El PAS no tiene artículo 83, pero a cambio cada elección de rector puede suponer aumento de salario o disminución de jornada, o ambas cosas, si triunfa el candidato adecuado. Tomando como indicador salarial los contratos de personal en los proyectos de investigación, el nivel en algunas universidades supera en un 40% el nivel del CSIC, que es la referencia. Con respecto a la jornada laboral, lo estipulado en el convenio de la Comunidad de Madrid (CM) es ilustrativa: “La jornada ordinaria de trabajo será de 1.470 horas anuales —en el CSIC son 1.647—, con un promedio semanal de 35 horas. En todo caso, se respetarán las condiciones más beneficiosas existentes en cada universidad. Es decir, cuatro días a la semana de 9.00 a 13.00 estaría dentro del convenio. Esta es una exageración retórica, pero la realidad lo parece.

En este proceso, la desatención de algunas comunidades autónomas es inexplicable. En la CM, los recortes y la falta de acuerdo entre universidad y sindicatos han llevado a la Universidad Politécnica de Madrid a despedir al 15% del PAS. Ese recorte no va a afectar a la docencia pero va contra la investigación, por las razones de ratios arriba discutidas y porque los despedidos trabajaban. Por eso, es inexplicable que CM, universidad y sindicatos no hayan llegado a un acuerdo para evitar unos despidos que son socialmente inaceptables y perniciosos para la institución, cuando la comparación con el CSIC demuestra que había margen para negociar. Y hay preguntas sin respuesta: ¿por qué la CM desmantela la investigación en las universidades mientras deja de cobrar impuestos transferidos? Algunas comunidades no hacen esto, pero de poco le va a servir a España si solo son algunas. Este desconcierto predice que al final del siglo XXI España estará todavía más lejos que ahora del norte de Europa.

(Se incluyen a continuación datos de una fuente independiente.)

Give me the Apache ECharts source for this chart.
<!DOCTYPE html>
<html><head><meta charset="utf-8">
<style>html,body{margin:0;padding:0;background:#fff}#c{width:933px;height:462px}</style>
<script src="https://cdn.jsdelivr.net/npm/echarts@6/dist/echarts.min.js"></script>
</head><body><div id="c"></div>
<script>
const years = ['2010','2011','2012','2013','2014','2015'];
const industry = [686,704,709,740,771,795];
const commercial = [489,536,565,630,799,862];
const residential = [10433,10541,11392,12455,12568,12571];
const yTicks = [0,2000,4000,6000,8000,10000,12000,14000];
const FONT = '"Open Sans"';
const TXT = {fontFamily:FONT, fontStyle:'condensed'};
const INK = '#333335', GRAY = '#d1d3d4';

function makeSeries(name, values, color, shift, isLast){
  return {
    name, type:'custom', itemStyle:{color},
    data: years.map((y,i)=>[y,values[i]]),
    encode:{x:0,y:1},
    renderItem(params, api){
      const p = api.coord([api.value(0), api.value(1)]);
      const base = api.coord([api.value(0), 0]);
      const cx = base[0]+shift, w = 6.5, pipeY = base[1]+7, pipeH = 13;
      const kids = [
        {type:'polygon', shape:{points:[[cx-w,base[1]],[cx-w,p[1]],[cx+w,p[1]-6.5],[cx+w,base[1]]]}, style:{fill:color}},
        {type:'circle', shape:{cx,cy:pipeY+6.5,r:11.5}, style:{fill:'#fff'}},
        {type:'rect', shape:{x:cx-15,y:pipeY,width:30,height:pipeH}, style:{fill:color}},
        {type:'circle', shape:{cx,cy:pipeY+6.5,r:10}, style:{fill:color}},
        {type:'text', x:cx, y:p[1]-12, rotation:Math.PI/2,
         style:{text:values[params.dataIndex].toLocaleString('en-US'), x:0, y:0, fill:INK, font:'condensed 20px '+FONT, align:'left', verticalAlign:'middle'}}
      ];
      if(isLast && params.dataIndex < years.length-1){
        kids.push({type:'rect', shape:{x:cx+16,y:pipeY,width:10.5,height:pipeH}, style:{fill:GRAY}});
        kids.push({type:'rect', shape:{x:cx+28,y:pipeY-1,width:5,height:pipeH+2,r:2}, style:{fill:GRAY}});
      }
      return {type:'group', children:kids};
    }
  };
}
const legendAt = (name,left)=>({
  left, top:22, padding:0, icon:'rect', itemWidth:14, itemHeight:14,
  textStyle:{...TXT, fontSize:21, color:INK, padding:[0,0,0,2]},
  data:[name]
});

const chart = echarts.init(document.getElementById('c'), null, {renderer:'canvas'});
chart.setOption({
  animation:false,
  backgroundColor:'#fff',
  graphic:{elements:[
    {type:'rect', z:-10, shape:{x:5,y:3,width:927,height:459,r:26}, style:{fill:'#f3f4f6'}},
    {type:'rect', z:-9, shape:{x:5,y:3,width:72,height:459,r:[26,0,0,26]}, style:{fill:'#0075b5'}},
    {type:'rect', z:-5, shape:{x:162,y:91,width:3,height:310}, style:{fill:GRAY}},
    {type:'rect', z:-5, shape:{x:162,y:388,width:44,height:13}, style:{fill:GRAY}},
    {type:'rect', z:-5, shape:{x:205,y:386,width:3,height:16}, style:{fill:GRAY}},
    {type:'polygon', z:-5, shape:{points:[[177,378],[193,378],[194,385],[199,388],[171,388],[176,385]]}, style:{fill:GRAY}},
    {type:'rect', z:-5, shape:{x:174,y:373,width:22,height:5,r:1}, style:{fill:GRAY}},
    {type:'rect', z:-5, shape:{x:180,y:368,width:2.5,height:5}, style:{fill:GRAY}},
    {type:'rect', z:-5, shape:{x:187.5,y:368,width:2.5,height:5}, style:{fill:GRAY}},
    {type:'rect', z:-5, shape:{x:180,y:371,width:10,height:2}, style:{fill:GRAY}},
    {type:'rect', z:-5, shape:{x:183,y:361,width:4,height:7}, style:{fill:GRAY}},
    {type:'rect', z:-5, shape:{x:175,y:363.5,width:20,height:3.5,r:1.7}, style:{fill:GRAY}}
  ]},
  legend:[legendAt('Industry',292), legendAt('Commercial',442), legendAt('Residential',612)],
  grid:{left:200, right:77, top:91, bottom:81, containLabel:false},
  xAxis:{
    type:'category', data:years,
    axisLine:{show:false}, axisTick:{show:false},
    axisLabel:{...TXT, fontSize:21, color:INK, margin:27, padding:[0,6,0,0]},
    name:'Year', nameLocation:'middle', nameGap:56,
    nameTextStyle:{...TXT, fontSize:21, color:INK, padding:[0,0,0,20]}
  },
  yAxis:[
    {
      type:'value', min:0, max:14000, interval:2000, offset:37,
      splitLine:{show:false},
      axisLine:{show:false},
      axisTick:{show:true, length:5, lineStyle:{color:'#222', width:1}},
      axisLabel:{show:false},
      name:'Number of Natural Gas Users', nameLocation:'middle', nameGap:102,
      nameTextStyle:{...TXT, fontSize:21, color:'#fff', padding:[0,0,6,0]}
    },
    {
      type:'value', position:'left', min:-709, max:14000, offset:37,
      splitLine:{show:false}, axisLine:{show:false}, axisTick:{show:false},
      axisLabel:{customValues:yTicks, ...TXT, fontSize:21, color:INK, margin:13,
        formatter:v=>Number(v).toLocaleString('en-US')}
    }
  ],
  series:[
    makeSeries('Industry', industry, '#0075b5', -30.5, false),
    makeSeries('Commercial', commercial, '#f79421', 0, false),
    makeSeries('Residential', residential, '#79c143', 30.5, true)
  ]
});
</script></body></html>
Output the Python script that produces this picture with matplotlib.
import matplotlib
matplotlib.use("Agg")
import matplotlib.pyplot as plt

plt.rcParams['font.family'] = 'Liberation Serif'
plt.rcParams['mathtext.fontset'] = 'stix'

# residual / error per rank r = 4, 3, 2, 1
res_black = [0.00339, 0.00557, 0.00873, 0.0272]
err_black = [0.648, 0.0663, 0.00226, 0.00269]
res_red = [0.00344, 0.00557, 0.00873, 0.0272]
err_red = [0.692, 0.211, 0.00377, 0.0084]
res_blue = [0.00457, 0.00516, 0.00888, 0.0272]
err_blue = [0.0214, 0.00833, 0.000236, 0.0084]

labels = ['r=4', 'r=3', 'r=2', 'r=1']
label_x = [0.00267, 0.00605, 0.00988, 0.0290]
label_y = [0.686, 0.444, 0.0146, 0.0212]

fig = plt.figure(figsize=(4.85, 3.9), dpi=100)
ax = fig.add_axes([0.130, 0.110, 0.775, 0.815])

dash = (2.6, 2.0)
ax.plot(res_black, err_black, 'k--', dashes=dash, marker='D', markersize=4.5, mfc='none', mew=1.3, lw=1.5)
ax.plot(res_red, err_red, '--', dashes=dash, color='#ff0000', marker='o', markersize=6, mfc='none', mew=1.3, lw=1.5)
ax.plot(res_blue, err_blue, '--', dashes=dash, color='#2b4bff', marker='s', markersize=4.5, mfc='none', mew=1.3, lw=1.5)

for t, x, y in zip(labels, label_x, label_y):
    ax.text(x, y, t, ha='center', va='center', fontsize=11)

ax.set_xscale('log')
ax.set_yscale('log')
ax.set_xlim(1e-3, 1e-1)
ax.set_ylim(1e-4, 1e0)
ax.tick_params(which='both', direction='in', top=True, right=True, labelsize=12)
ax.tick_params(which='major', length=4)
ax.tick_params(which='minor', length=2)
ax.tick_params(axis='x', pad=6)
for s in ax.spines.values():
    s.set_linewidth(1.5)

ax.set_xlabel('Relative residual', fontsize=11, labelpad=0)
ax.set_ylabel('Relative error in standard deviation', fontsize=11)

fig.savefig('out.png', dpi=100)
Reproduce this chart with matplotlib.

Incluso asumiendo este pesimismo, modernizar la universidad es una obligación política desatendida demasiados años, tanto por el PP como por el PSOE. Por eso, transformar el informe de la comisión de expertos en Ley de Universidades es vital. Sin duda, hay detalles que pueden modificarse, pero no su mensaje o su propuesta de gobierno de la universidad. Sería terrible que el PP hiciera ahora lo que el PSOE hizo en 1994.

Alonso Rodríguez Navarro es profesor emérito en el Centro de Biotecnología y Genómica de Plantas de la Universidad Politécnica de Madrid.